_Goal_.
Retype only the lines running from the line that contains "Output the web" to the line that contains "const yTicks = [-2, 0, 2, 3.09613];", inclusive, and leave the pictures behind.

_Exercise materials_.
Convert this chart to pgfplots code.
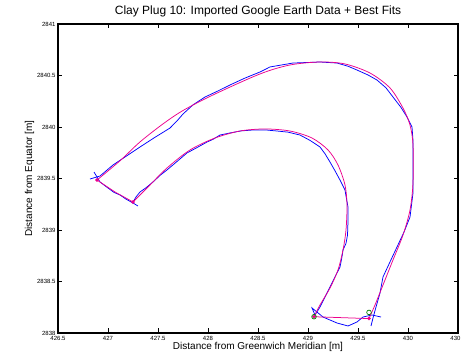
...
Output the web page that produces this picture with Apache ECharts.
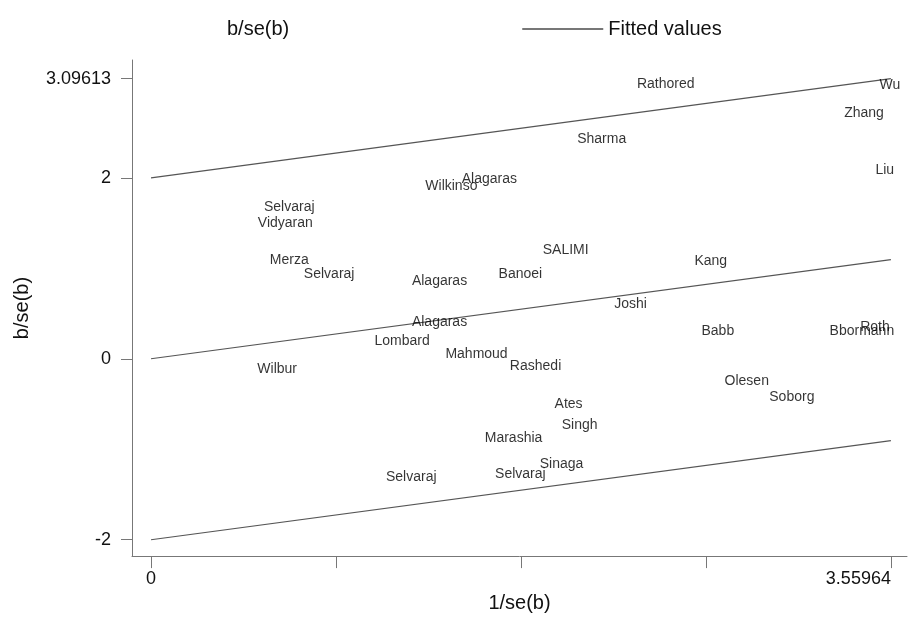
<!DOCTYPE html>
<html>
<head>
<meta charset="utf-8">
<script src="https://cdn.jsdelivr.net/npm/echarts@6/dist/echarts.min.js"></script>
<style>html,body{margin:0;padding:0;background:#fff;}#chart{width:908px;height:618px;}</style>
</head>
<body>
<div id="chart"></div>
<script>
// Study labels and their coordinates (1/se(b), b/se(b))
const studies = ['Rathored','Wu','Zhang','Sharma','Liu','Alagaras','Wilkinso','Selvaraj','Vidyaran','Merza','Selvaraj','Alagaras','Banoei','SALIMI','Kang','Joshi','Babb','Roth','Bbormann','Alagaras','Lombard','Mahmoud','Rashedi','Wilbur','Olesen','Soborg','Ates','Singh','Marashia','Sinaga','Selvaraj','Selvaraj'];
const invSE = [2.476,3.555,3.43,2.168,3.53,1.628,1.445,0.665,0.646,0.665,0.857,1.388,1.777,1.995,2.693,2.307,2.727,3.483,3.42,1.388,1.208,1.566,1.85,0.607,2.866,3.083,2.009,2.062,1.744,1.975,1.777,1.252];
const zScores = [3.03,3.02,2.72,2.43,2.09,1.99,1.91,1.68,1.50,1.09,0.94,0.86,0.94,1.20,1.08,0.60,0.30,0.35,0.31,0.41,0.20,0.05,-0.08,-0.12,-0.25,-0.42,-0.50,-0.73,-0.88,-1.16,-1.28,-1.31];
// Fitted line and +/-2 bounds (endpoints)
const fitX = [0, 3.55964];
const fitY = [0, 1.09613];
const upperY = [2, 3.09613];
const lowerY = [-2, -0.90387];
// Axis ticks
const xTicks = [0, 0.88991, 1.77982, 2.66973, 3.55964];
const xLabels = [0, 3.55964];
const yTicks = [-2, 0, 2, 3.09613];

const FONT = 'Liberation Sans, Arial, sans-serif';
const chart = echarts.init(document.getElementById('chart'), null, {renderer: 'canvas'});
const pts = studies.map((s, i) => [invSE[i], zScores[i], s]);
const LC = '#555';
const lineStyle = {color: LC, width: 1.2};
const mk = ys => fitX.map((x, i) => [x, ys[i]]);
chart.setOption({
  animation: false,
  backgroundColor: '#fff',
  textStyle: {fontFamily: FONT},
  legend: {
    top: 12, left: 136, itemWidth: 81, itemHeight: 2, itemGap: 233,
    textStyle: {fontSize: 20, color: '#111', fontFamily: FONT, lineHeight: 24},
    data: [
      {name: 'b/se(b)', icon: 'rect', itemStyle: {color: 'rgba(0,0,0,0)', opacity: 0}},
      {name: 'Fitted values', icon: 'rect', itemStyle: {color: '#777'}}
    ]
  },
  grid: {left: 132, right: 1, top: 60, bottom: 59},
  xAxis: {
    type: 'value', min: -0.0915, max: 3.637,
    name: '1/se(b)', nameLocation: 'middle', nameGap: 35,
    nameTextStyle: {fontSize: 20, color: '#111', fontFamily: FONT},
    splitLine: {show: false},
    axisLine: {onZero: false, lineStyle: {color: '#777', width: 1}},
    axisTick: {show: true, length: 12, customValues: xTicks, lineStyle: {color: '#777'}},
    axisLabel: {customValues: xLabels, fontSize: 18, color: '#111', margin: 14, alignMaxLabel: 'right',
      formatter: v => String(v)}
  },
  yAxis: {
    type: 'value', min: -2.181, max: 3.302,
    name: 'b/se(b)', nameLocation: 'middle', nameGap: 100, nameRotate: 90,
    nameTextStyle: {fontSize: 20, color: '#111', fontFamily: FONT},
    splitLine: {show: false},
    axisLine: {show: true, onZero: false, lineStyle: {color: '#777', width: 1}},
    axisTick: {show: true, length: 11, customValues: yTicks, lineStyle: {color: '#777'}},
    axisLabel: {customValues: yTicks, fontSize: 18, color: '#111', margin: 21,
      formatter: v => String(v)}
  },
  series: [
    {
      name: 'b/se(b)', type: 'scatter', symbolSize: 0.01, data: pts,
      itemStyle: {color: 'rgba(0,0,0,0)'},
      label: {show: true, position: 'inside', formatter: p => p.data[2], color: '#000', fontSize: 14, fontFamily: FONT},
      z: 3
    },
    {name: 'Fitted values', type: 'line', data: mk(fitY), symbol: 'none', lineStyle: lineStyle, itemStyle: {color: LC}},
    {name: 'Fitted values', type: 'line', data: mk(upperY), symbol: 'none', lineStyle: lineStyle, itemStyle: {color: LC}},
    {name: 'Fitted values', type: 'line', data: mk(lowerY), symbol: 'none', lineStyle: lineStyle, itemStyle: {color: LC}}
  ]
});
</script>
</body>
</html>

_Task output_.
Output the web page that produces this picture with Apache ECharts.
<!DOCTYPE html>
<html>
<head>
<meta charset="utf-8">
<script src="https://cdn.jsdelivr.net/npm/echarts@6/dist/echarts.min.js"></script>
<style>html,body{margin:0;padding:0;background:#fff;}#chart{width:908px;height:618px;}</style>
</head>
<body>
<div id="chart"></div>
<script>
// Study labels and their coordinates (1/se(b), b/se(b))
const studies = ['Rathored','Wu','Zhang','Sharma','Liu','Alagaras','Wilkinso','Selvaraj','Vidyaran','Merza','Selvaraj','Alagaras','Banoei','SALIMI','Kang','Joshi','Babb','Roth','Bbormann','Alagaras','Lombard','Mahmoud','Rashedi','Wilbur','Olesen','Soborg','Ates','Singh','Marashia','Sinaga','Selvaraj','Selvaraj'];
const invSE = [2.476,3.555,3.43,2.168,3.53,1.628,1.445,0.665,0.646,0.665,0.857,1.388,1.777,1.995,2.693,2.307,2.727,3.483,3.42,1.388,1.208,1.566,1.85,0.607,2.866,3.083,2.009,2.062,1.744,1.975,1.777,1.252];
const zScores = [3.03,3.02,2.72,2.43,2.09,1.99,1.91,1.68,1.50,1.09,0.94,0.86,0.94,1.20,1.08,0.60,0.30,0.35,0.31,0.41,0.20,0.05,-0.08,-0.12,-0.25,-0.42,-0.50,-0.73,-0.88,-1.16,-1.28,-1.31];
// Fitted line and +/-2 bounds (endpoints)
const fitX = [0, 3.55964];
const fitY = [0, 1.09613];
const upperY = [2, 3.09613];
const lowerY = [-2, -0.90387];
// Axis ticks
const xTicks = [0, 0.88991, 1.77982, 2.66973, 3.55964];
const xLabels = [0, 3.55964];
const yTicks = [-2, 0, 2, 3.09613];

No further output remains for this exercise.